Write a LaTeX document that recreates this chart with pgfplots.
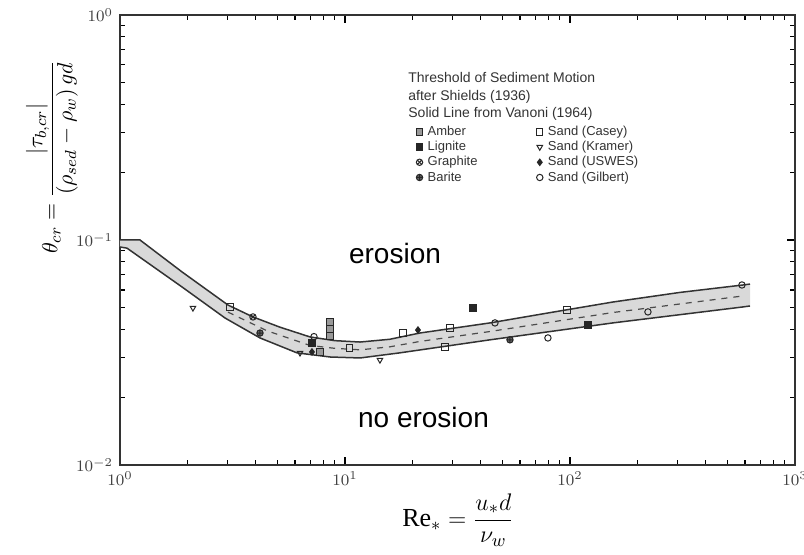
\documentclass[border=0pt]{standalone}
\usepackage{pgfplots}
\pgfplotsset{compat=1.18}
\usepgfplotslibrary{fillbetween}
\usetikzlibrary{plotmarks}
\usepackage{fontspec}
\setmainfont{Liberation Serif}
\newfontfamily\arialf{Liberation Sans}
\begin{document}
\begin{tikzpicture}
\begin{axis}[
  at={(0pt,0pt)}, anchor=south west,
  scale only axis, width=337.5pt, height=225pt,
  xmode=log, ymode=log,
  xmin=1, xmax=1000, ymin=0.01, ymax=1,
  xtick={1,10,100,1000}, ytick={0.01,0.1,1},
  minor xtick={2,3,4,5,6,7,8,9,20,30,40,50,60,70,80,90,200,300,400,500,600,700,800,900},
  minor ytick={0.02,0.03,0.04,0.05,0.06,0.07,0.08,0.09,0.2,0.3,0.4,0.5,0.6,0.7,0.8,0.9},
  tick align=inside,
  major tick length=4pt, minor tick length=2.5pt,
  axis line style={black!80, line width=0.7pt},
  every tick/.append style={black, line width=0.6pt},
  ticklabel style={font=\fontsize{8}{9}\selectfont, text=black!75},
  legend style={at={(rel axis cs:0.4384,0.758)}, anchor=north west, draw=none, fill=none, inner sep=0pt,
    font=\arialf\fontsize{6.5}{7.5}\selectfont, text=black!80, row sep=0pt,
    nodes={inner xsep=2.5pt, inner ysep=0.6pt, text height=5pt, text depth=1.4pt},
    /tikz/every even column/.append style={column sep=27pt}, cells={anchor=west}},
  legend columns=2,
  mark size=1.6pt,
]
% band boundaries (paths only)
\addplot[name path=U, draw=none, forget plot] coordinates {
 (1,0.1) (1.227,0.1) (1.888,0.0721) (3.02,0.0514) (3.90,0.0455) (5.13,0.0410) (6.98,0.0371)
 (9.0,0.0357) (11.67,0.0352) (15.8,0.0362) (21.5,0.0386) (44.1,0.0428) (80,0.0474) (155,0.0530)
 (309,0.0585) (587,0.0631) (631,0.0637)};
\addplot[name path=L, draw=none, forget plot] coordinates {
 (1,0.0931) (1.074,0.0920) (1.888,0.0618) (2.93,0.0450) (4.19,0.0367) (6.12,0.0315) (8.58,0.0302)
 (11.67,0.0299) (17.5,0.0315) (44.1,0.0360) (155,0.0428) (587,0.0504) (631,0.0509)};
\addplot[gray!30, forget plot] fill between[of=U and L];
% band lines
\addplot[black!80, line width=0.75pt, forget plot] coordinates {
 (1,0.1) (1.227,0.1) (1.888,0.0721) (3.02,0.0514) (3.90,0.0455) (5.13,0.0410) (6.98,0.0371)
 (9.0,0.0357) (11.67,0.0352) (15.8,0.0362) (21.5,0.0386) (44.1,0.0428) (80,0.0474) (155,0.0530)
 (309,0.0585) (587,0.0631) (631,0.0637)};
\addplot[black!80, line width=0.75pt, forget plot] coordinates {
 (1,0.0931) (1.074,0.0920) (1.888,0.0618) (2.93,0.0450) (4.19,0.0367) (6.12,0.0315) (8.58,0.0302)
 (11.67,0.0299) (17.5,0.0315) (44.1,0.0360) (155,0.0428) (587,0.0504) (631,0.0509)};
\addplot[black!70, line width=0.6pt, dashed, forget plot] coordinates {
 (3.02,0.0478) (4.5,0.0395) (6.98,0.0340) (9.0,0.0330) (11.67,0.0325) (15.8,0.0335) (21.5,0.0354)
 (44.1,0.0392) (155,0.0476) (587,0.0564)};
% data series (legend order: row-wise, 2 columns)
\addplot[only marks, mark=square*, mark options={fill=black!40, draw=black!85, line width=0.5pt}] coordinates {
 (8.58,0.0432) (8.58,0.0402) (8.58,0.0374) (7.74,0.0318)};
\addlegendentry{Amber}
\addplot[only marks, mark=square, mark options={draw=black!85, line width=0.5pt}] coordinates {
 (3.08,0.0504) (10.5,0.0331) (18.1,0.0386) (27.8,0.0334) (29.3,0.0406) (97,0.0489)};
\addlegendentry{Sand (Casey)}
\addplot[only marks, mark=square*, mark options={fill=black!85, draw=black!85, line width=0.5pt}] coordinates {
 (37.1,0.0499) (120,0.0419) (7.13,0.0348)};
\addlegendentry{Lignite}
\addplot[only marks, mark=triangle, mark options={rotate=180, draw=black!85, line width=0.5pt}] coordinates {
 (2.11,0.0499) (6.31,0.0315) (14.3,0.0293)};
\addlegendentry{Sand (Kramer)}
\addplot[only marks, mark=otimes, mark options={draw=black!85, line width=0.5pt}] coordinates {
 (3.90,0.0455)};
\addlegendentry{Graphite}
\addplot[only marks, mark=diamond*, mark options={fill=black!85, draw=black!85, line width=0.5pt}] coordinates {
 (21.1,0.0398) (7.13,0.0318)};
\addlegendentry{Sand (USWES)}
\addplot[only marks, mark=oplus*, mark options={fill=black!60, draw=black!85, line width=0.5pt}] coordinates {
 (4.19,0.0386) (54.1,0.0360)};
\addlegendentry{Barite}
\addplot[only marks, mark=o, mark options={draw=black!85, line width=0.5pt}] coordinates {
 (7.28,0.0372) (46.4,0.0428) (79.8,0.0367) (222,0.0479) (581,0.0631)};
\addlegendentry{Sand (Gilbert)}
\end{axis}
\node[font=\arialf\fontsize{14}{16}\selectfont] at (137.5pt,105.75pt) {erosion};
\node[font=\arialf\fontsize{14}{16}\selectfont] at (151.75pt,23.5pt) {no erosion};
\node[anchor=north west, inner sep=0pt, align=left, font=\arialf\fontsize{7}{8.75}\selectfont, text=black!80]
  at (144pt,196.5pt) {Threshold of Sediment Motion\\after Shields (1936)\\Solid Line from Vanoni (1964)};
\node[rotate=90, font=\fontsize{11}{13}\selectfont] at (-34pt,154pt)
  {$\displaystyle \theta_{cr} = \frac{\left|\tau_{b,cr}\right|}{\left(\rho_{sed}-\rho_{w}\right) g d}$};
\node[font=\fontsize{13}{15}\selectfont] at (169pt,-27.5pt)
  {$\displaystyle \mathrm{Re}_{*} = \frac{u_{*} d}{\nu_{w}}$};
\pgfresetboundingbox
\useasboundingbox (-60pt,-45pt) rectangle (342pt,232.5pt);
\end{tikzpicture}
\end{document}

___

Print the full listing exactly, dropping the pictures.

Write a LaTeX document that recreates this chart with pgfplots.
\documentclass[border=0pt]{standalone}
\usepackage{pgfplots}
\pgfplotsset{compat=1.18}
\usepgfplotslibrary{fillbetween}
\usetikzlibrary{plotmarks}
\usepackage{fontspec}
\setmainfont{Liberation Serif}
\newfontfamily\arialf{Liberation Sans}
\begin{document}
\begin{tikzpicture}
\begin{axis}[
  at={(0pt,0pt)}, anchor=south west,
  scale only axis, width=337.5pt, height=225pt,
  xmode=log, ymode=log,
  xmin=1, xmax=1000, ymin=0.01, ymax=1,
  xtick={1,10,100,1000}, ytick={0.01,0.1,1},
  minor xtick={2,3,4,5,6,7,8,9,20,30,40,50,60,70,80,90,200,300,400,500,600,700,800,900},
  minor ytick={0.02,0.03,0.04,0.05,0.06,0.07,0.08,0.09,0.2,0.3,0.4,0.5,0.6,0.7,0.8,0.9},
  tick align=inside,
  major tick length=4pt, minor tick length=2.5pt,
  axis line style={black!80, line width=0.7pt},
  every tick/.append style={black, line width=0.6pt},
  ticklabel style={font=\fontsize{8}{9}\selectfont, text=black!75},
  legend style={at={(rel axis cs:0.4384,0.758)}, anchor=north west, draw=none, fill=none, inner sep=0pt,
    font=\arialf\fontsize{6.5}{7.5}\selectfont, text=black!80, row sep=0pt,
    nodes={inner xsep=2.5pt, inner ysep=0.6pt, text height=5pt, text depth=1.4pt},
    /tikz/every even column/.append style={column sep=27pt}, cells={anchor=west}},
  legend columns=2,
  mark size=1.6pt,
]
% band boundaries (paths only)
\addplot[name path=U, draw=none, forget plot] coordinates {
 (1,0.1) (1.227,0.1) (1.888,0.0721) (3.02,0.0514) (3.90,0.0455) (5.13,0.0410) (6.98,0.0371)
 (9.0,0.0357) (11.67,0.0352) (15.8,0.0362) (21.5,0.0386) (44.1,0.0428) (80,0.0474) (155,0.0530)
 (309,0.0585) (587,0.0631) (631,0.0637)};
\addplot[name path=L, draw=none, forget plot] coordinates {
 (1,0.0931) (1.074,0.0920) (1.888,0.0618) (2.93,0.0450) (4.19,0.0367) (6.12,0.0315) (8.58,0.0302)
 (11.67,0.0299) (17.5,0.0315) (44.1,0.0360) (155,0.0428) (587,0.0504) (631,0.0509)};
\addplot[gray!30, forget plot] fill between[of=U and L];
% band lines
\addplot[black!80, line width=0.75pt, forget plot] coordinates {
 (1,0.1) (1.227,0.1) (1.888,0.0721) (3.02,0.0514) (3.90,0.0455) (5.13,0.0410) (6.98,0.0371)
 (9.0,0.0357) (11.67,0.0352) (15.8,0.0362) (21.5,0.0386) (44.1,0.0428) (80,0.0474) (155,0.0530)
 (309,0.0585) (587,0.0631) (631,0.0637)};
\addplot[black!80, line width=0.75pt, forget plot] coordinates {
 (1,0.0931) (1.074,0.0920) (1.888,0.0618) (2.93,0.0450) (4.19,0.0367) (6.12,0.0315) (8.58,0.0302)
 (11.67,0.0299) (17.5,0.0315) (44.1,0.0360) (155,0.0428) (587,0.0504) (631,0.0509)};
\addplot[black!70, line width=0.6pt, dashed, forget plot] coordinates {
 (3.02,0.0478) (4.5,0.0395) (6.98,0.0340) (9.0,0.0330) (11.67,0.0325) (15.8,0.0335) (21.5,0.0354)
 (44.1,0.0392) (155,0.0476) (587,0.0564)};
% data series (legend order: row-wise, 2 columns)
\addplot[only marks, mark=square*, mark options={fill=black!40, draw=black!85, line width=0.5pt}] coordinates {
 (8.58,0.0432) (8.58,0.0402) (8.58,0.0374) (7.74,0.0318)};
\addlegendentry{Amber}
\addplot[only marks, mark=square, mark options={draw=black!85, line width=0.5pt}] coordinates {
 (3.08,0.0504) (10.5,0.0331) (18.1,0.0386) (27.8,0.0334) (29.3,0.0406) (97,0.0489)};
\addlegendentry{Sand (Casey)}
\addplot[only marks, mark=square*, mark options={fill=black!85, draw=black!85, line width=0.5pt}] coordinates {
 (37.1,0.0499) (120,0.0419) (7.13,0.0348)};
\addlegendentry{Lignite}
\addplot[only marks, mark=triangle, mark options={rotate=180, draw=black!85, line width=0.5pt}] coordinates {
 (2.11,0.0499) (6.31,0.0315) (14.3,0.0293)};
\addlegendentry{Sand (Kramer)}
\addplot[only marks, mark=otimes, mark options={draw=black!85, line width=0.5pt}] coordinates {
 (3.90,0.0455)};
\addlegendentry{Graphite}
\addplot[only marks, mark=diamond*, mark options={fill=black!85, draw=black!85, line width=0.5pt}] coordinates {
 (21.1,0.0398) (7.13,0.0318)};
\addlegendentry{Sand (USWES)}
\addplot[only marks, mark=oplus*, mark options={fill=black!60, draw=black!85, line width=0.5pt}] coordinates {
 (4.19,0.0386) (54.1,0.0360)};
\addlegendentry{Barite}
\addplot[only marks, mark=o, mark options={draw=black!85, line width=0.5pt}] coordinates {
 (7.28,0.0372) (46.4,0.0428) (79.8,0.0367) (222,0.0479) (581,0.0631)};
\addlegendentry{Sand (Gilbert)}
\end{axis}
\node[font=\arialf\fontsize{14}{16}\selectfont] at (137.5pt,105.75pt) {erosion};
\node[font=\arialf\fontsize{14}{16}\selectfont] at (151.75pt,23.5pt) {no erosion};
\node[anchor=north west, inner sep=0pt, align=left, font=\arialf\fontsize{7}{8.75}\selectfont, text=black!80]
  at (144pt,196.5pt) {Threshold of Sediment Motion\\after Shields (1936)\\Solid Line from Vanoni (1964)};
\node[rotate=90, font=\fontsize{11}{13}\selectfont] at (-34pt,154pt)
  {$\displaystyle \theta_{cr} = \frac{\left|\tau_{b,cr}\right|}{\left(\rho_{sed}-\rho_{w}\right) g d}$};
\node[font=\fontsize{13}{15}\selectfont] at (169pt,-27.5pt)
  {$\displaystyle \mathrm{Re}_{*} = \frac{u_{*} d}{\nu_{w}}$};
\pgfresetboundingbox
\useasboundingbox (-60pt,-45pt) rectangle (342pt,232.5pt);
\end{tikzpicture}
\end{document}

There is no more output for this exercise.